İklim değişikliği, dünya genelinde hem ekonomik hem de sosyal sistemleri derinden etkileyen, giderek artan bir tehdit olarak karşımıza çıkmaktadır. Bu tehdidin en önemli özelliklerinden biri ise, yüksek düzeyde belirsizlik taşımasıdır. Aşırı hava olayları, kuraklık, seller, orman yangınları gibi etkilerin ne zaman, nerede ve ne şiddette gerçekleşeceği kesin olarak öngörülememektedir. Bu belirsizlik, hem bireylerin hem de kurumların uzun vadeli planlama yapmasını zorlaştırırken, ekonominin pek çok sektörünü de risk altına sokmaktadır. Tam da bu noktada sigorta sektörü, iklim değişikliğine uyum sürecinde kilit bir rol oynamaktadır.
Sigorta şirketleri, belirsizliği ölçülebilir ve yönetilebilir hale getirerek toplumların risklere karşı daha dirençli hale gelmesine katkı sunar. Sigorta sistemi, riski birçok aktör arasında dağıtarak, iklim kaynaklı felaketlerin etkilerini bireyler ve kurumlar açısından daha katlanabilir düzeyde tutar. Ancak bu görev, sigorta şirketlerinin sınırsız teminat sunabileceği anlamına gelmez. Sigorta sektörü, işleyiş gereği matematiksel modellemelere, risk analizlerine ve fiyatlandırma sistemlerine dayanır. Dolayısıyla iklim değişikliği gibi karmaşık ve çok boyutlu bir risk söz konusu olduğunda, bazı unsurlar ya teminat dışı bırakılır ya da yüksek primlerle sigortalanır. Bu, sigorta sisteminin sürdürülebilirliği açısından kaçınılmaz ve hatta gerekli bir durumdur.
Unutulmamalıdır ki sigorta şirketleri, kar amacı güden özel işletmelerdir. Nihayetinde bu kurumlar, sundukları risk transferi hizmeti karşılığında gelir elde etmek zorundadır. Dolayısıyla, gerçekleşme ihtimali yüksek olan ve büyük kayıplara yol açabilecek riskleri ya tamamen kapsam dışında bırakmak ya da yüksek maliyetle sigortalamak durumunda kalabilirler. Bu durum, özellikle tarım, altyapı, konut ve enerji gibi iklimden doğrudan etkilenen sektörlerde daha belirgin hale gelir. Sigorta şirketlerinin görevi, bu alanlarda hem riskleri doğru fiyatlamak hem de toplumu risk azaltıcı önlemler almaya teşvik eden mekanizmalar sunmaktır.
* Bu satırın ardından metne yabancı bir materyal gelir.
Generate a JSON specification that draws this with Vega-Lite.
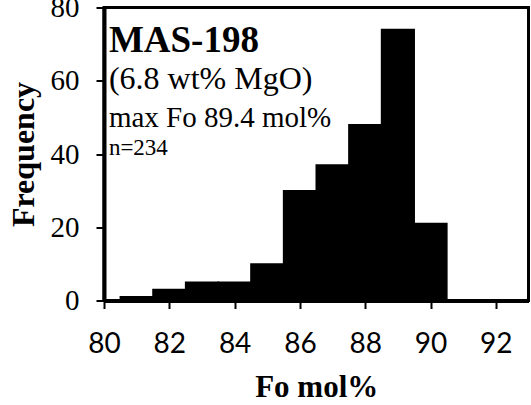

Tarım sektörü, iklim değişikliğinden en çok etkilenen alanlardan biri olması nedeniyle, sigorta sektörünün özel ilgi göstermesi gereken bir alandır. Tarım sigortaları sadece üreticinin gelirini güvence altına almakla kalmamalı, aynı zamanda neyin, nerede ve nasıl üretileceğine dair karar süreçlerinde yönlendirici olmalıdır. Örneğin, su kıtlığı olan bir bölgede yüksek su tüketen bir ürünün sigortalanması ya çok yüksek primle yapılmalı ya da teşvik edilmemelidir. Bu tür uygulamalar, üreticileri daha sürdürülebilir üretim desenlerine yönlendirme açısından oldukça etkilidir.
Hepimizin anlaması gerekir ki sigorta sektörü; iklim değişikliğine uyumda sadece bir hasar ödeyicisi değil, aynı zamanda bir yön gösterici, risk yöneticisi ve davranış biçimi şekillendirici bir aktör olmalıdır. Doğru yapılandırılmış sigorta sistemleri, hem bireylerin hem de toplumların iklim değişikliğine karşı dayanıklılığını artıracak en önemli araçlardan biridir. Bu nedenle, iklim politikalarının şekillendirilmesinde sigorta sektörünün deneyimi ve analiz gücü mutlaka dikkate alınmalıdır.